Menjawab pertanyaan kenapa hanya kepala yang dipilih sebagai simbolisasi dalam ritual karena kepala mengandung unsur rupa yang menjadi simbol konkrit mengenai jati diri sosial serta atribut paling manusiawi milik lawan yang diklaim bagi komunitas mereka sendiri. Bagi para ksatria
Dayak, dalam mengayau mereka tidak terlalu memasrahkan hidupnya pada senjata yang mereka bawa tapi pada kekuatan jiwa demi tercapai tujuan tertingginya yaitu mendapatkan kepala musuhnya.
Namun perlu diketahui bahwa tak semua suku Dayak memiliki Tradisi Ngayau, Maka mencatat bahwa Suku Dayak Maanyan, Suku Dayak Meratus dan Suku Dayak Kerabat tidak memiliki tradisi mengayau atau istilah itu. Berdasarkan tutur para tetua adat masyarakat Dayak Maanyan dan Meratus dalam perang mereka akan menargetka kepala dari pimpinan musuh namun tak dijadikan sebagai pelengkap ritual, pasca peperangan mereka kerap mengubur kepala bersama tubuh dari musuhnya. Meskipun begitu mereka tetap menganggap bahwa kepala musuh merupakan faktor terpenting untuk menundukkan musuh.

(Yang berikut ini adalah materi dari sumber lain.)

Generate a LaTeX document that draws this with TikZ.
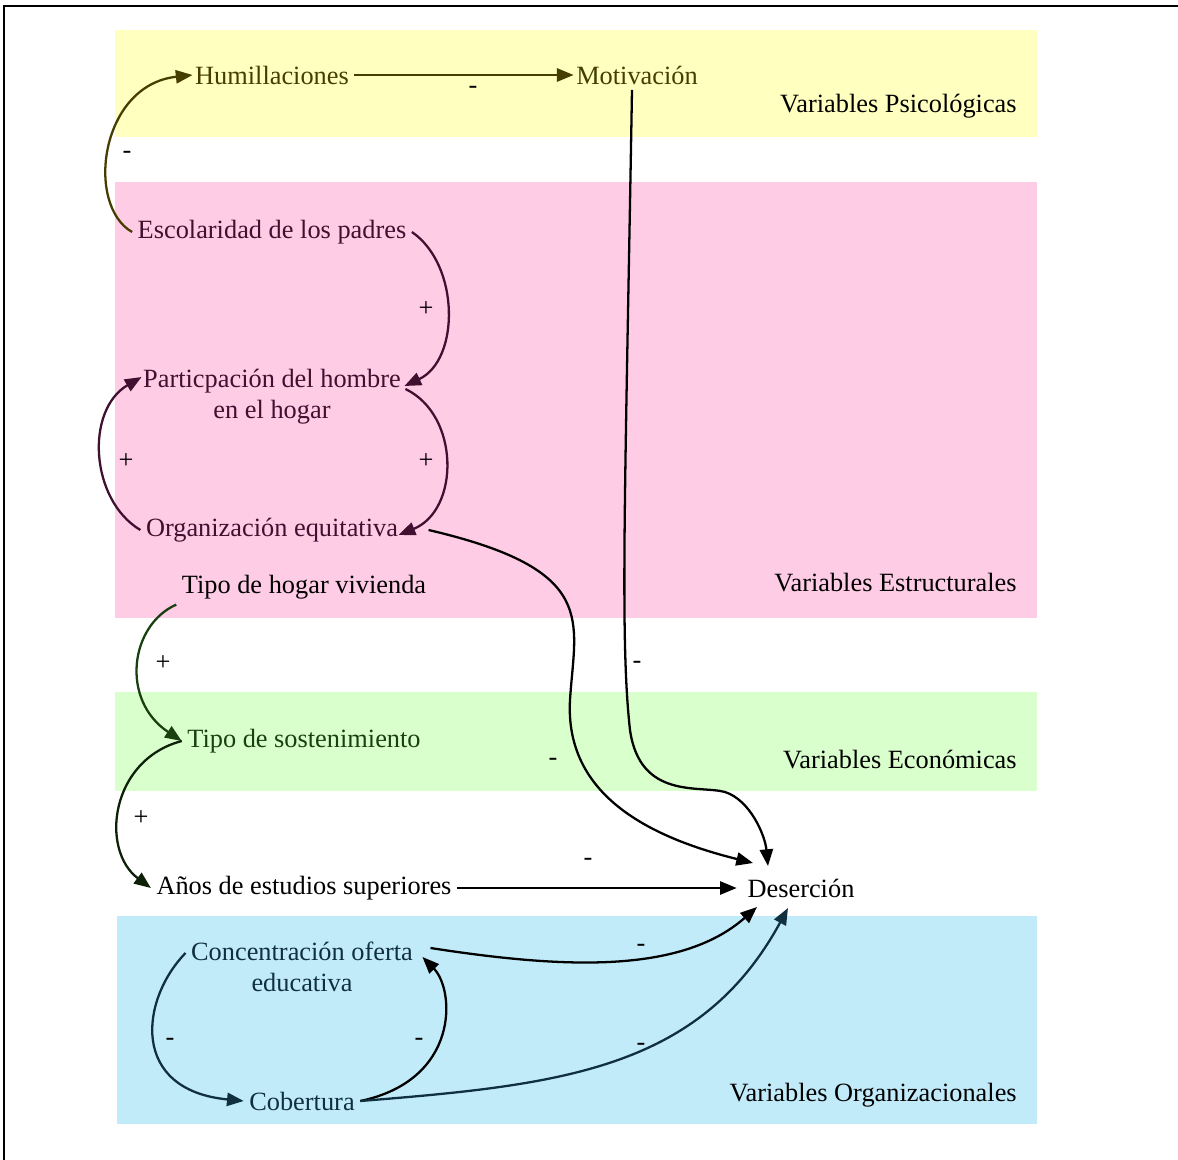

Berbeda dari kedua Sub suku dayak itu, Suku Dayak Kerabat di Kabupaten Sekadau tidak memiliki tradisi peperangan menurut tutur mereka kerap membina relasi dari dua suku yang bertikai dikawasannya.

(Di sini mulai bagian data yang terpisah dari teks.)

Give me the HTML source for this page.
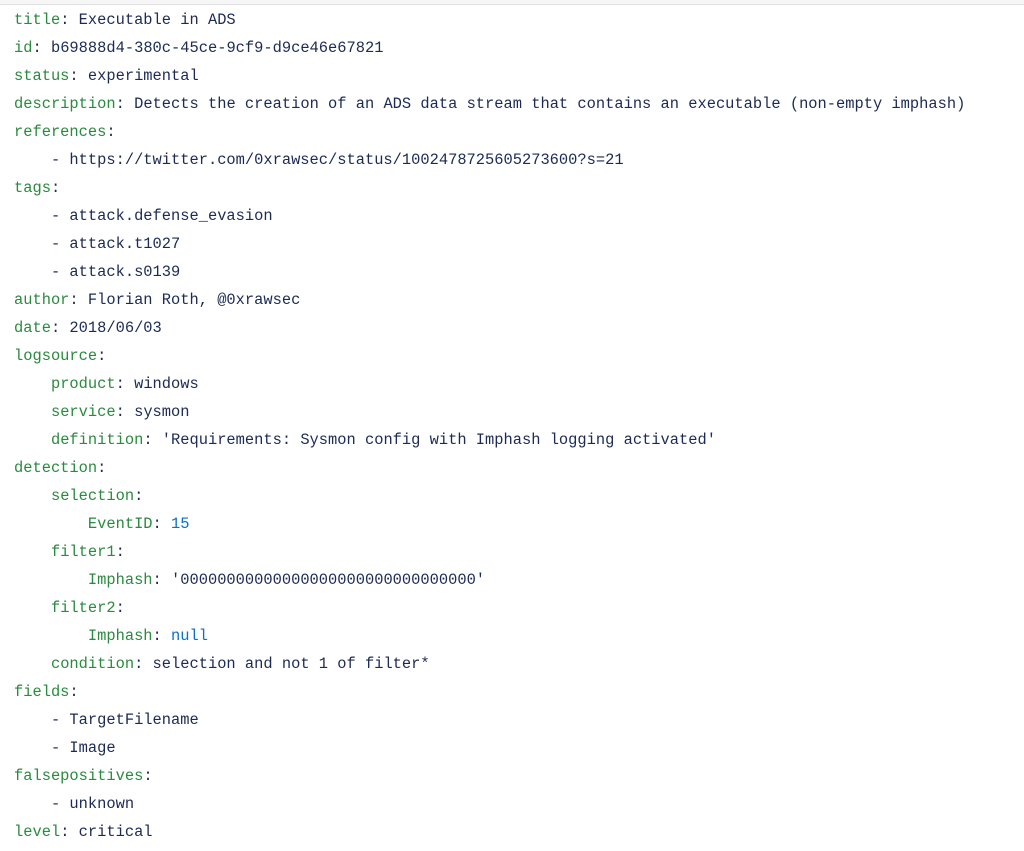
<!DOCTYPE html>
<html><head><style>
html,body{margin:0;padding:0;background:#fff;width:1024px;height:851px;overflow:hidden}
.top{position:absolute;left:0;top:0;width:1024px;height:4px;border-bottom:1px solid #e0e0e0;background:#f6f6f6}
pre{position:absolute;left:14px;top:6px;margin:0;font-family:"Liberation Mono",monospace;font-size:15.4px;line-height:28px;color:#1c2a55}
.k{color:#2a8a3e}.n{color:#0a6fd0}
</style></head><body><div class="top"></div>
<pre><span class="k">title</span>: Executable in ADS
<span class="k">id</span>: b69888d4-380c-45ce-9cf9-d9ce46e67821
<span class="k">status</span>: experimental
<span class="k">description</span>: Detects the creation of an ADS data stream that contains an executable (non-empty imphash)
<span class="k">references</span>:
    - https://twitter.com/0xrawsec/status/1002478725605273600?s=21
<span class="k">tags</span>:
    - attack.defense_evasion
    - attack.t1027
    - attack.s0139
<span class="k">author</span>: Florian Roth, @0xrawsec
<span class="k">date</span>: 2018/06/03
<span class="k">logsource</span>:
    <span class="k">product</span>: windows
    <span class="k">service</span>: sysmon
    <span class="k">definition</span>: 'Requirements: Sysmon config with Imphash logging activated'
<span class="k">detection</span>:
    <span class="k">selection</span>:
        <span class="k">EventID</span>: <span class="n">15</span>
    <span class="k">filter1</span>:
        <span class="k">Imphash</span>: '00000000000000000000000000000000'
    <span class="k">filter2</span>:
        <span class="k">Imphash</span>: <span class="n">null</span>
    <span class="k">condition</span>: selection and not 1 of filter*
<span class="k">fields</span>:
    - TargetFilename
    - Image
<span class="k">falsepositives</span>:
    - unknown
<span class="k">level</span>: critical</pre>
</body></html>
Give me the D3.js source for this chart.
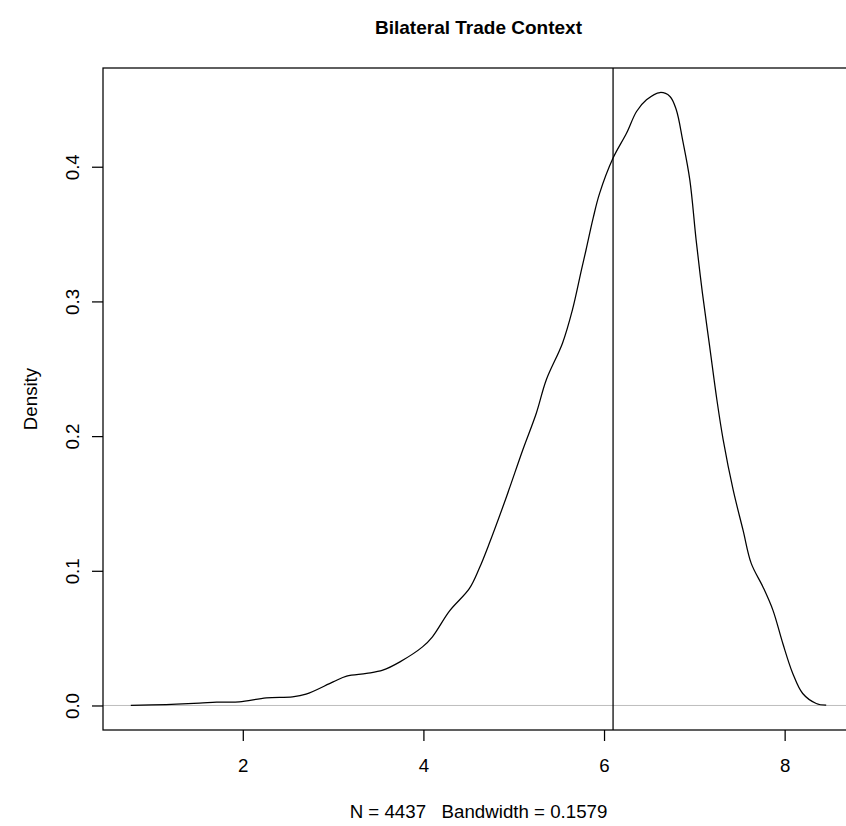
<!DOCTYPE html>
<html>
<head>
<meta charset="utf-8">
<script src="https://cdn.jsdelivr.net/npm/d3@7"></script>
<style>
  html, body { margin: 0; padding: 0; background: #fff; }
  svg { display: block; }
  text { font-family: "Liberation Sans", Arial, Helvetica, sans-serif; fill: #000; }
</style>
</head>
<body>
<script>
// ---- data ----
const densityX = [0.76, 1.15, 1.52, 1.71, 1.96, 2.26, 2.55, 2.70, 3.00, 3.15, 3.37, 3.55, 3.74, 3.99, 4.10, 4.29, 4.51, 4.62, 4.73, 4.92, 5.10, 5.25, 5.36, 5.54, 5.65, 5.75, 5.80, 5.88, 5.95, 6.10, 6.25, 6.36, 6.47, 6.62, 6.73, 6.80, 6.87, 6.95, 7.02, 7.09, 7.17, 7.25, 7.32, 7.43, 7.54, 7.63, 7.76, 7.87, 7.98, 8.09, 8.20, 8.35, 8.46];
const densityY = [0.0000, 0.0007, 0.0017, 0.0025, 0.0027, 0.0056, 0.0064, 0.0084, 0.0175, 0.0218, 0.0238, 0.0262, 0.0324, 0.0435, 0.0510, 0.0702, 0.0869, 0.1020, 0.1204, 0.1550, 0.1897, 0.2170, 0.2417, 0.2690, 0.2937, 0.3234, 0.3380, 0.3620, 0.3800, 0.4064, 0.4250, 0.4410, 0.4497, 0.4551, 0.4522, 0.4423, 0.4200, 0.3903, 0.3455, 0.3060, 0.2664, 0.2268, 0.1970, 0.1600, 0.1300, 0.1055, 0.0880, 0.0708, 0.0460, 0.0238, 0.0089, 0.0015, 0.0002];
const verticalLineX = 6.1;
const xTicks = [2, 4, 6, 8];
const yTicks = [0.0, 0.1, 0.2, 0.3, 0.4];
const yTickLabels = ["0.0", "0.1", "0.2", "0.3", "0.4"];
const titleText = "Bilateral Trade Context";
const xLabelText = "N = 4437   Bandwidth = 0.1579";
const yLabelText = "Density";

// ---- layout ----
const W = 846, H = 826;
const plot = { left: 103, right: 854, top: 68, bottom: 730 };
const baseFont = 18.7;

const svg = d3.select("body").append("svg").attr("width", W).attr("height", H);
svg.append("rect").attr("width", W).attr("height", H).attr("fill", "#fff");

const points = densityX.map((x, i) => ({ x, y: densityY[i] }));
const xExt = d3.extent(densityX), yMax = d3.max(densityY);
const xPad = (xExt[1] - xExt[0]) * 0.04, yPad = yMax * 0.04;

const x = d3.scaleLinear().domain([xExt[0] - xPad, xExt[1] + xPad]).range([plot.left, plot.right]);
const y = d3.scaleLinear().domain([0 - yPad, yMax + yPad]).range([plot.bottom, plot.top]);

// clip to plot region
svg.append("clipPath").attr("id", "clip").append("rect")
  .attr("x", plot.left).attr("y", plot.top)
  .attr("width", plot.right - plot.left).attr("height", plot.bottom - plot.top);

const g = svg.append("g").attr("clip-path", "url(#clip)");

// zero line (gray)
g.append("line")
  .attr("x1", plot.left).attr("x2", plot.right)
  .attr("y1", y(0)).attr("y2", y(0))
  .attr("stroke", "#bebebe").attr("stroke-width", 1);

// density curve
const line = d3.line().x(d => x(d.x)).y(d => y(d.y)).curve(d3.curveCatmullRom.alpha(0.5));
g.append("path").datum(points)
  .attr("d", line).attr("fill", "none")
  .attr("stroke", "#000").attr("stroke-width", 1.25);

// vertical line
g.append("line")
  .attr("x1", x(verticalLineX)).attr("x2", x(verticalLineX))
  .attr("y1", plot.top).attr("y2", plot.bottom)
  .attr("stroke", "#000").attr("stroke-width", 1.25);

// box
svg.append("rect")
  .attr("x", plot.left).attr("y", plot.top)
  .attr("width", plot.right - plot.left).attr("height", plot.bottom - plot.top)
  .attr("fill", "none").attr("stroke", "#000").attr("stroke-width", 1.25);

// x axis
const xAxis = svg.append("g")
  .attr("transform", `translate(0,${plot.bottom})`)
  .call(d3.axisBottom(x).tickValues(xTicks).tickFormat(d3.format("d")).tickSize(11).tickPadding(17.5));
xAxis.select(".domain").remove();
xAxis.selectAll("line").attr("stroke", "#000").attr("stroke-width", 1.25);
xAxis.selectAll("text").attr("font-size", baseFont).attr("fill", "#000")
  .style("font-family", '"Liberation Sans", Arial, Helvetica, sans-serif');

// y axis
const yAxis = svg.append("g")
  .attr("transform", `translate(${plot.left},0)`)
  .call(d3.axisLeft(y).tickValues(yTicks).tickFormat((d, i) => yTickLabels[i]).tickSize(11));
yAxis.select(".domain").remove();
yAxis.selectAll("line").attr("stroke", "#000").attr("stroke-width", 1.25);
yAxis.selectAll("text")
  .attr("x", 0).attr("y", 0).attr("dy", null)
  .attr("text-anchor", "middle")
  .attr("transform", "translate(-24.5,0) rotate(-90)")
  .attr("font-size", baseFont).attr("fill", "#000")
  .style("font-family", '"Liberation Sans", Arial, Helvetica, sans-serif');

const cx = (plot.left + plot.right) / 2;

// title
svg.append("text")
  .attr("x", cx).attr("y", 34)
  .attr("text-anchor", "middle")
  .attr("font-size", 19).attr("font-weight", "bold")
  .text(titleText);

// x label (subtitle)
svg.append("text")
  .attr("x", cx).attr("y", 818)
  .attr("text-anchor", "middle")
  .attr("font-size", baseFont)
  .attr("xml:space", "preserve").style("white-space", "pre")
  .text(xLabelText);

// y label
svg.append("text")
  .attr("transform", `translate(37,${(plot.top + plot.bottom) / 2}) rotate(-90)`)
  .attr("text-anchor", "middle")
  .attr("font-size", baseFont)
  .text(yLabelText);
</script>
</body>
</html>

Berakhirnya Tradisi Ngayau
Tradisi Ngayau sendiri berakhir dengan perjanjian Tumbang Anoi pada tahun 1894 yang diprakarsai oleh pemerintah Kolonial Belanda yang saat itu tengah mencari hilangnya seorang peneliti Belanda di pedalaman Kalimantan. Musyawarah antara masyarakat Dayak dari seluruh Kalimantan di Tumbang Anoi itu menandai berakhirnya era Tradisi Ngayau di seluruh Pulau Borneo. Namun jejak-jejak ritual Tradisi Ngayau sendiri dapat kita lihat dari tradisi tari perang yang kerap ditampilkan pada saat pesta adat atau gawai. Salah satu ritual budaya tradisi yang terkenal dan menjadi warisan tak benda adalah tradisi Nyobengk di kabupaten Bengkayang dimana masyarakat Dayak Bidayuh melaksanakan proses pesta adat bersama kepala-kepala manusia hasil perburuan kepala di masa lalu.